Minor nitpick, but note that if you define:

    (defun foo () (values))
Then (foo) does not return a value and accordingly, the REPL prints nothing. But in a context where you need a value, that value would be NIL: if A evaluates to 3, then after (setf a (foo)) it will evaluate to NIL.
1 comments

According to a famous epigram by Alan Perlis, Lisp programmers know "the value of everything, but the cost of nothing". It reflects the expectation that a language which calls itself Lisp is expected to produce a value out of any expression which evaluates.

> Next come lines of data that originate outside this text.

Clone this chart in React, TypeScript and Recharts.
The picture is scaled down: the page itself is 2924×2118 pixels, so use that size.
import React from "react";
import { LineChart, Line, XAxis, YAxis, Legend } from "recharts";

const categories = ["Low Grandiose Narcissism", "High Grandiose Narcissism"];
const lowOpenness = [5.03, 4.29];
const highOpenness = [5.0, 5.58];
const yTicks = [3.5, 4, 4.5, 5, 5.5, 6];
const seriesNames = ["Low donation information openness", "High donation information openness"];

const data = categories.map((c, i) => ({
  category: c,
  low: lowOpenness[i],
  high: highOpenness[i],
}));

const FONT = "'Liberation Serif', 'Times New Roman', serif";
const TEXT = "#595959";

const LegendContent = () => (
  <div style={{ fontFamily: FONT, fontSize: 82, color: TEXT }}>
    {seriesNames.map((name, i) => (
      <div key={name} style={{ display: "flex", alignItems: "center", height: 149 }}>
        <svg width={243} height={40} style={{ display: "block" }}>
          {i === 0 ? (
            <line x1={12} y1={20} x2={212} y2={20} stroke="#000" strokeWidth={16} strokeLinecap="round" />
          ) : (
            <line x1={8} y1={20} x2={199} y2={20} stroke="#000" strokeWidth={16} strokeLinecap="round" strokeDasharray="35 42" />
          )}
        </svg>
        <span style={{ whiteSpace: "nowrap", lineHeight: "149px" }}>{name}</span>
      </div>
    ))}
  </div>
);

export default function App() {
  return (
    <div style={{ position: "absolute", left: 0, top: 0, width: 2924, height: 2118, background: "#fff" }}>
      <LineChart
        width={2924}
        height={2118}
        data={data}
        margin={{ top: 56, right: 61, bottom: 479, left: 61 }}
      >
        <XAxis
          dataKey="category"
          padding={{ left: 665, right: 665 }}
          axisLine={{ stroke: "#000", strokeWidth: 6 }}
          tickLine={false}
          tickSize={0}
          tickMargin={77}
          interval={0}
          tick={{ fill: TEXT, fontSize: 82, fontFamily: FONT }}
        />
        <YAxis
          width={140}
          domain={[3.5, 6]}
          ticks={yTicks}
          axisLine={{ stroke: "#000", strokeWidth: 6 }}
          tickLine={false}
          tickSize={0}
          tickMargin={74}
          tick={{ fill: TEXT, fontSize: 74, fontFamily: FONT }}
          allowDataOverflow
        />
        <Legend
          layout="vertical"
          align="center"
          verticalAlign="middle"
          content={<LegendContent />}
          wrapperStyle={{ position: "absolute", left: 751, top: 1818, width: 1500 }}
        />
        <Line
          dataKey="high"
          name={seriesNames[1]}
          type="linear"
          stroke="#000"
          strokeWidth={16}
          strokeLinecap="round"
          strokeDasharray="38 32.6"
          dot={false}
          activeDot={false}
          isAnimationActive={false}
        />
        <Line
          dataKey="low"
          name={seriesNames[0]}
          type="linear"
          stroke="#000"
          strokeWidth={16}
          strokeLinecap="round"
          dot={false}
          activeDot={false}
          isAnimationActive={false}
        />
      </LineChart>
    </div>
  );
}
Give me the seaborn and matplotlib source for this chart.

Though Common Lisp adds the nuance of multiple values, the behavior you describe is how it conforms to this general expectation. Code written in an everything-really-has-one-value dialect of Lisp can be easily transported to Common Lisp (or at least transported without without difficulties specifically caused by this issue).

Scheme, a Lisp-like language, allows some evaluable expressions to have an "undefined" or "unspecified" result value. Logic translated to Scheme from a Lisp dialect without attention to this issue can have a surprising or incorrect behavior. For instance, if the original code executes a do loop, with the expectation that it yields nil (or some similar false/empty value in the original dialect). In Scheme's do loop, if the result expression is present then it specifies the value; otherwise the value is not specified.

> Scheme, a Lisp-like language, allows some evaluable expressions to have an "undefined" or "unspecified" result value.

That's why they are heretics !!

(Just joking of course... Scheme is the other great Lisp dialect.)